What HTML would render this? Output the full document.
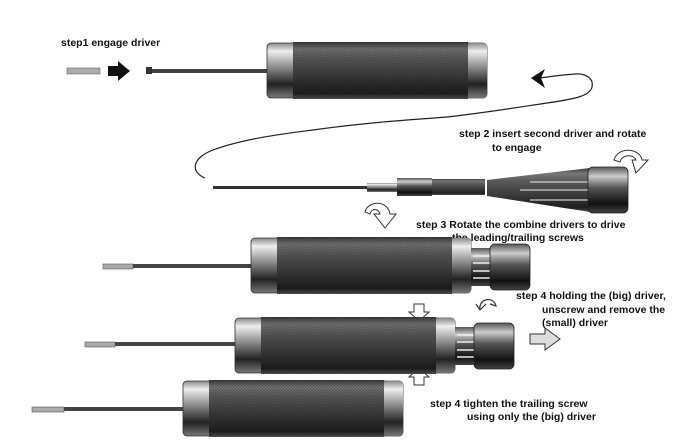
<!DOCTYPE html>
<html><head><meta charset="utf-8"><style>
html,body{margin:0;padding:0;background:#fff;}
svg{display:block;}
text{font-family:"Liberation Sans",Arial,sans-serif;font-weight:bold;font-size:10.5px;fill:#111;}
</style></head><body>
<svg width="700" height="448" viewBox="0 0 700 448" xmlns="http://www.w3.org/2000/svg">
<defs>
<linearGradient id="cyl" x1="0" y1="0" x2="0" y2="1">
<stop offset="0" stop-color="#3a3a3a"/><stop offset="0.12" stop-color="#777"/><stop offset="0.3" stop-color="#5a5a5a"/><stop offset="0.6" stop-color="#3c3c3c"/><stop offset="0.9" stop-color="#1e1e1e"/><stop offset="1" stop-color="#555"/>
</linearGradient>
<linearGradient id="ring" x1="0" y1="0" x2="0" y2="1">
<stop offset="0" stop-color="#888"/><stop offset="0.15" stop-color="#eee"/><stop offset="0.4" stop-color="#999"/><stop offset="0.75" stop-color="#222"/><stop offset="1" stop-color="#777"/>
</linearGradient>
<linearGradient id="capg" x1="0" y1="0" x2="0" y2="1">
<stop offset="0" stop-color="#555"/><stop offset="0.2" stop-color="#ccc"/><stop offset="0.45" stop-color="#555"/><stop offset="0.8" stop-color="#111"/><stop offset="1" stop-color="#444"/>
</linearGradient>
<pattern id="kn" width="3" height="3" patternUnits="userSpaceOnUse">
<path d="M0 0L3 3M3 0L0 3" stroke="#000" stroke-opacity="0.25" stroke-width="0.6"/>
</pattern>
<g id="handle">
<rect x="0" y="0" width="220" height="55" rx="4" fill="url(#ring)" stroke="#333" stroke-width="0.8"/>
<rect x="26" y="-1" width="175" height="57" fill="url(#cyl)"/>
<rect x="26" y="-1" width="175" height="57" fill="url(#kn)"/>
<rect x="201" y="0" width="19" height="55" rx="3" fill="url(#ring)"/>
</g>
<g id="capgrp">
<rect x="0" y="4" width="20" height="38" fill="url(#capg)"/>
<path d="M2 12H20M2 19H20M2 27H20M2 34H20" stroke="#eee" stroke-width="1.5"/>
<rect x="19" y="0" width="40" height="46" rx="5" fill="url(#capg)" stroke="#222" stroke-width="0.8"/>
</g>
</defs>

<!-- step 1 -->
<text x="61" y="46">step1  engage driver</text>
<rect x="67" y="68" width="33" height="6" fill="#aaa" stroke="#666" stroke-width="0.6"/>
<path d="M108 66H118V61L130 71L118 81V76H108Z" fill="#111"/>
<rect x="146" y="67" width="6" height="7" fill="#333"/>
<rect x="152" y="69" width="115" height="4" fill="#444"/>
<use href="#handle" x="267" y="43"/>

<!-- curve -->
<path d="M205 178C190 172 192 158 213 150C245 138 290 133 313 130C370 122 410 120 447 117C490 112 520 107 547 103C575 99 590 96 592 87C594 78 585 73 575 74C560 75 548 77 540 78" fill="none" stroke="#222" stroke-width="1.2"/>
<path d="M531 78L545 69L541 78L545 88Z" fill="#111"/>

<!-- step 2 -->
<text x="459" y="137">step 2 insert second driver and rotate</text>
<text x="492" y="151">to engage</text>
<path d="M614 160C618 146 640 148 642 160L648 160L636 173L632 160L636 160C634 154 622 154 620 162Z" fill="#fff" stroke="#333"/>
<rect x="213" y="186" width="154" height="3" fill="#333"/>
<rect x="367" y="183" width="30" height="9" fill="url(#ring)"/>
<rect x="397" y="178" width="35" height="18" fill="url(#capg)"/>
<rect x="432" y="179" width="53" height="16" fill="url(#cyl)"/>
<path d="M487 180L590 168V212L487 196Z" fill="url(#cyl)"/>
<path d="M530 182H588M520 190H588M530 200H588" stroke="#ccc" stroke-width="1.2"/>
<rect x="588" y="167" width="40" height="46" rx="5" fill="url(#capg)" stroke="#222" stroke-width="0.8"/>

<!-- step 3 -->
<path d="M365 212C368 200 388 200 390 214L396 214L385 228L374 214L380 214C378 208 372 208 370 214Z" fill="#fff" stroke="#333"/>
<text x="416" y="228">step 3  Rotate the combine drivers to drive</text>
<text x="452" y="241">the leading/trailing screws</text>
<rect x="103" y="264" width="30" height="5" fill="#aaa" stroke="#555" stroke-width="0.6"/>
<rect x="133" y="264" width="118" height="4" fill="#444"/>
<use href="#handle" x="251" y="238"/>
<use href="#capgrp" x="471" y="244"/>

<!-- step 4a -->
<text x="516" y="299">step 4 holding the (big) driver,</text>
<text x="542" y="313">unscrew and remove the</text>
<text x="542" y="326">(small) driver</text>
<path d="M414 304H424V312H429L419 321L409 312H414Z" fill="#fff" stroke="#333"/>
<path d="M414 385H424V377H429L419 368L409 377H414Z" fill="#fff" stroke="#333"/>
<path d="M480 310C478 298 494 296 496 306L490 304M480 310L476 304M480 310L486 304" fill="none" stroke="#333" stroke-width="1.2"/>
<path d="M530 334H545V328L560 339L545 350V344H530Z" fill="#ddd" stroke="#333"/>
<rect x="85" y="342" width="30" height="5" fill="#aaa" stroke="#555" stroke-width="0.6"/>
<rect x="115" y="342" width="120" height="4" fill="#444"/>
<use href="#handle" x="235" y="318"/>
<use href="#capgrp" x="455" y="323"/>

<!-- step 4b -->
<text x="430" y="407">step 4  tighten the trailing screw</text>
<text x="467" y="420">using only the (big) driver</text>
<rect x="32" y="407" width="32" height="5" fill="#aaa" stroke="#555" stroke-width="0.6"/>
<rect x="64" y="407" width="120" height="4" fill="#444"/>
<use href="#handle" x="183" y="381"/>
</svg>
</body></html>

- TASK DETAILS
Every line of text is to be repeated exactly; pictures are left out.

- FINISHED EXERCISE
What HTML would render this? Output the full document.
<!DOCTYPE html>
<html><head><meta charset="utf-8"><style>
html,body{margin:0;padding:0;background:#fff;}
svg{display:block;}
text{font-family:"Liberation Sans",Arial,sans-serif;font-weight:bold;font-size:10.5px;fill:#111;}
</style></head><body>
<svg width="700" height="448" viewBox="0 0 700 448" xmlns="http://www.w3.org/2000/svg">
<defs>
<linearGradient id="cyl" x1="0" y1="0" x2="0" y2="1">
<stop offset="0" stop-color="#3a3a3a"/><stop offset="0.12" stop-color="#777"/><stop offset="0.3" stop-color="#5a5a5a"/><stop offset="0.6" stop-color="#3c3c3c"/><stop offset="0.9" stop-color="#1e1e1e"/><stop offset="1" stop-color="#555"/>
</linearGradient>
<linearGradient id="ring" x1="0" y1="0" x2="0" y2="1">
<stop offset="0" stop-color="#888"/><stop offset="0.15" stop-color="#eee"/><stop offset="0.4" stop-color="#999"/><stop offset="0.75" stop-color="#222"/><stop offset="1" stop-color="#777"/>
</linearGradient>
<linearGradient id="capg" x1="0" y1="0" x2="0" y2="1">
<stop offset="0" stop-color="#555"/><stop offset="0.2" stop-color="#ccc"/><stop offset="0.45" stop-color="#555"/><stop offset="0.8" stop-color="#111"/><stop offset="1" stop-color="#444"/>
</linearGradient>
<pattern id="kn" width="3" height="3" patternUnits="userSpaceOnUse">
<path d="M0 0L3 3M3 0L0 3" stroke="#000" stroke-opacity="0.25" stroke-width="0.6"/>
</pattern>
<g id="handle">
<rect x="0" y="0" width="220" height="55" rx="4" fill="url(#ring)" stroke="#333" stroke-width="0.8"/>
<rect x="26" y="-1" width="175" height="57" fill="url(#cyl)"/>
<rect x="26" y="-1" width="175" height="57" fill="url(#kn)"/>
<rect x="201" y="0" width="19" height="55" rx="3" fill="url(#ring)"/>
</g>
<g id="capgrp">
<rect x="0" y="4" width="20" height="38" fill="url(#capg)"/>
<path d="M2 12H20M2 19H20M2 27H20M2 34H20" stroke="#eee" stroke-width="1.5"/>
<rect x="19" y="0" width="40" height="46" rx="5" fill="url(#capg)" stroke="#222" stroke-width="0.8"/>
</g>
</defs>

<!-- step 1 -->
<text x="61" y="46">step1  engage driver</text>
<rect x="67" y="68" width="33" height="6" fill="#aaa" stroke="#666" stroke-width="0.6"/>
<path d="M108 66H118V61L130 71L118 81V76H108Z" fill="#111"/>
<rect x="146" y="67" width="6" height="7" fill="#333"/>
<rect x="152" y="69" width="115" height="4" fill="#444"/>
<use href="#handle" x="267" y="43"/>

<!-- curve -->
<path d="M205 178C190 172 192 158 213 150C245 138 290 133 313 130C370 122 410 120 447 117C490 112 520 107 547 103C575 99 590 96 592 87C594 78 585 73 575 74C560 75 548 77 540 78" fill="none" stroke="#222" stroke-width="1.2"/>
<path d="M531 78L545 69L541 78L545 88Z" fill="#111"/>

<!-- step 2 -->
<text x="459" y="137">step 2 insert second driver and rotate</text>
<text x="492" y="151">to engage</text>
<path d="M614 160C618 146 640 148 642 160L648 160L636 173L632 160L636 160C634 154 622 154 620 162Z" fill="#fff" stroke="#333"/>
<rect x="213" y="186" width="154" height="3" fill="#333"/>
<rect x="367" y="183" width="30" height="9" fill="url(#ring)"/>
<rect x="397" y="178" width="35" height="18" fill="url(#capg)"/>
<rect x="432" y="179" width="53" height="16" fill="url(#cyl)"/>
<path d="M487 180L590 168V212L487 196Z" fill="url(#cyl)"/>
<path d="M530 182H588M520 190H588M530 200H588" stroke="#ccc" stroke-width="1.2"/>
<rect x="588" y="167" width="40" height="46" rx="5" fill="url(#capg)" stroke="#222" stroke-width="0.8"/>

<!-- step 3 -->
<path d="M365 212C368 200 388 200 390 214L396 214L385 228L374 214L380 214C378 208 372 208 370 214Z" fill="#fff" stroke="#333"/>
<text x="416" y="228">step 3  Rotate the combine drivers to drive</text>
<text x="452" y="241">the leading/trailing screws</text>
<rect x="103" y="264" width="30" height="5" fill="#aaa" stroke="#555" stroke-width="0.6"/>
<rect x="133" y="264" width="118" height="4" fill="#444"/>
<use href="#handle" x="251" y="238"/>
<use href="#capgrp" x="471" y="244"/>

<!-- step 4a -->
<text x="516" y="299">step 4 holding the (big) driver,</text>
<text x="542" y="313">unscrew and remove the</text>
<text x="542" y="326">(small) driver</text>
<path d="M414 304H424V312H429L419 321L409 312H414Z" fill="#fff" stroke="#333"/>
<path d="M414 385H424V377H429L419 368L409 377H414Z" fill="#fff" stroke="#333"/>
<path d="M480 310C478 298 494 296 496 306L490 304M480 310L476 304M480 310L486 304" fill="none" stroke="#333" stroke-width="1.2"/>
<path d="M530 334H545V328L560 339L545 350V344H530Z" fill="#ddd" stroke="#333"/>
<rect x="85" y="342" width="30" height="5" fill="#aaa" stroke="#555" stroke-width="0.6"/>
<rect x="115" y="342" width="120" height="4" fill="#444"/>
<use href="#handle" x="235" y="318"/>
<use href="#capgrp" x="455" y="323"/>

<!-- step 4b -->
<text x="430" y="407">step 4  tighten the trailing screw</text>
<text x="467" y="420">using only the (big) driver</text>
<rect x="32" y="407" width="32" height="5" fill="#aaa" stroke="#555" stroke-width="0.6"/>
<rect x="64" y="407" width="120" height="4" fill="#444"/>
<use href="#handle" x="183" y="381"/>
</svg>
</body></html>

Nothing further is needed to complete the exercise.